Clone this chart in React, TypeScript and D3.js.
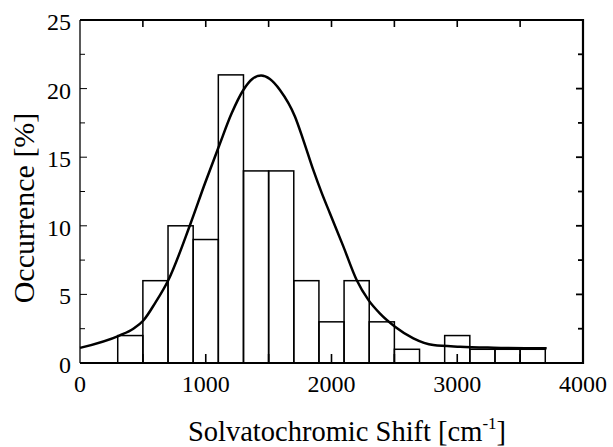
import React from "react";
import * as d3 from "d3";

const binStarts = [300, 500, 700, 900, 1100, 1300, 1500, 1700, 1900, 2100, 2300, 2500, 2900, 3100, 3300, 3500];
const binCounts = [2, 6, 10, 9, 21, 14, 14, 6, 3, 6, 3, 1, 2, 1, 1, 1];
const binWidth = 200;

const curveX = [0, 313, 424, 504, 596, 703, 875, 994, 1105, 1206, 1299, 1370, 1440, 1510, 1590, 1710, 1776, 1855, 1922, 1988, 2094, 2200, 2293, 2386, 2505, 2651, 2810, 3022, 3287, 3711];
const curveY = [1.1, 2.0, 2.5, 3.1, 4.35, 6.05, 10.06, 13.1, 15.8, 18.2, 19.9, 20.7, 20.95, 20.7, 19.9, 17.95, 16.25, 14.07, 12.4, 10.9, 8.5, 6.05, 4.6, 3.6, 2.65, 1.8, 1.31, 1.19, 1.12, 1.07];

const xTicks = [0, 1000, 2000, 3000, 4000];
const yTicks = [0, 5, 10, 15, 20, 25];

export default function App() {
  const W = 613, H = 447;
  const L = 80, R = 583, T = 20, B = 363;
  const x = d3.scaleLinear().domain([0, 4000]).range([L, R]);
  const y = d3.scaleLinear().domain([0, 25]).range([B, T]);
  const font = "'Liberation Serif', 'Times New Roman', serif";

  const line = d3.line<number>()
    .x((_, i) => x(curveX[i]))
    .y((d) => y(d))
    .curve(d3.curveMonotoneX);

  const topTicks = d3.range(500, 4000, 500);
  const minorY = d3.range(2.5, 25, 2.5);

  return (
    <svg width={W} height={H} style={{ position: "absolute", left: 0, top: 0, background: "#fff" }}>
      <rect x={0} y={0} width={W} height={H} fill="#fff" />
      {binStarts.map((s, i) => (
        <rect key={i} x={x(s)} y={y(binCounts[i])} width={x(s + binWidth) - x(s)} height={y(0) - y(binCounts[i])}
          fill="none" stroke="#000" strokeWidth={1.5} />
      ))}
      <path d={line(curveY) || ""} fill="none" stroke="#000" strokeWidth={2.5} />
      {/* frame */}
      <line x1={L} x2={L} y1={T} y2={B} stroke="#000" strokeWidth={1.3} />
      <line x1={L} x2={R} y1={T} y2={T} stroke="#000" strokeWidth={2} />
      <line x1={R} x2={R} y1={T - 1} y2={B + 1} stroke="#000" strokeWidth={2.2} />
      <line x1={L} x2={R} y1={B} y2={B} stroke="#000" strokeWidth={2.2} />
      {/* top ticks */}
      {topTicks.map((t) => (
        <line key={"tt" + t} x1={x(t)} x2={x(t)} y1={T} y2={T + 7} stroke="#000" strokeWidth={1.6} />
      ))}
      {/* bottom ticks */}
      {topTicks.map((t) => (
        <line key={"bt" + t} x1={x(t)} x2={x(t)} y1={B} y2={B - 9} stroke="#000" strokeWidth={1.6} />
      ))}
      {/* y ticks */}
      {minorY.map((v) => {
        const major = v % 5 === 0;
        const len = major ? 7 : 5;
        return (
          <g key={"yt" + v}>
            <line x1={L} x2={L + len} y1={y(v)} y2={y(v)} stroke="#000" strokeWidth={1} />
            <line x1={R} x2={R - len} y1={y(v)} y2={y(v)} stroke="#000" strokeWidth={1.8} />
          </g>
        );
      })}
      {/* tick labels */}
      {yTicks.map((v) => (
        <text key={"yl" + v} x={L - 9} y={y(v) + 10} textAnchor="end" fontFamily={font} fontSize={24}>{v}</text>
      ))}
      {xTicks.map((v) => (
        <text key={"xl" + v} x={x(v)} y={392} textAnchor="middle" fontFamily={font} fontSize={24}>{v}</text>
      ))}
      <text x={347} y={441} textAnchor="middle" fontFamily={font} fontSize={28.5}>
        Solvatochromic Shift [cm<tspan dy={-12} fontSize={17}>-1</tspan><tspan dy={12}>]</tspan>
      </text>
      <text transform={`translate(34, 208) rotate(-90)`} textAnchor="middle" fontFamily={font} fontSize={30}>
        Occurrence [%]
      </text>
    </svg>
  );
}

····················

Task description. From the material above, gather all lines that include the string "React" and copy them.

The completed task.
Clone this chart in React, TypeScript and D3.js.
import React from "react";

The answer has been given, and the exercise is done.